About the use of Wilcoxon-Mann-Whitney test as an alternative I recommend the paper The Wilcoxon-Man-Whitney test under scrutiny
As a test of means or medians, the Wilcoxon–Mann–Whitney (WMW) test can be severely nonrobust for deviations from the pure shift model.
These are the recommendation of the authors of the paper:
The rank transformation can alter means, standard deviations, and skewnesses of the two samples differently. The only situation in which the rank transformation is guaranteed to achieve a beneficial effect is when distributions are identical and sample sizes are equal. For deviations from these rather strict assumptions, the effects of the rank transformation on sample moments are unpredictable.
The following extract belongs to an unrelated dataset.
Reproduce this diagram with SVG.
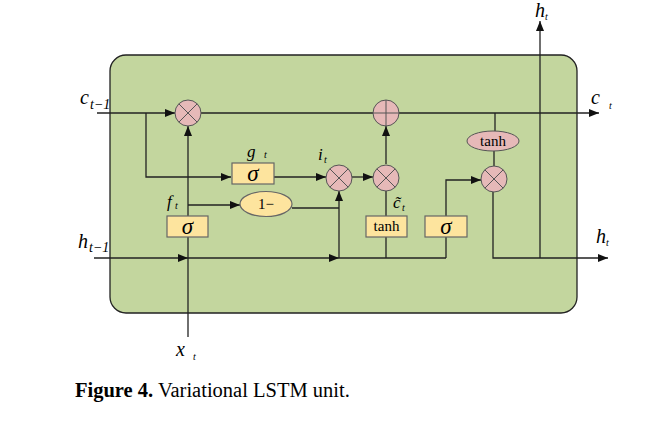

In the simulation study of the paper, the WMW test was compared with the Fligner–Policello test (FP), the Brunner–Munzel test (BM), the two-sample T test (T ), the Welch U test (U), and the Welch U test on ranks (RU). The four rank-based tests (WMW, FP, BM, and RU) performed similarly, although the BM test was frequently a little better than the others. When the sample sizes were equal, the parametric tests (T and U) were superior to the rank-based tests under the null hypothesis of equal means, but not under the null hypothesis of equal medians. When the sample sizes were unequal, the BM, RU, and U tests performed best. For several settings, small changes in population properties led to large alterations in the performance of the tests. In summary, the large sample approximate WMW test can be a poor method for comparing the means or medians of two populations, unless the two distributions have equal shapes and equal scales. This problem also seems to apply in various degrees to the exact WMW test, the FP test, the BM test, and the Welch U test on ranks. When using the WMW test, the authors recommend that the properties of the ranked samples are thoroughly investigated for signs of skewness and variance heterogeneity. If such effects are present, the Welch U test is preferable in many situations.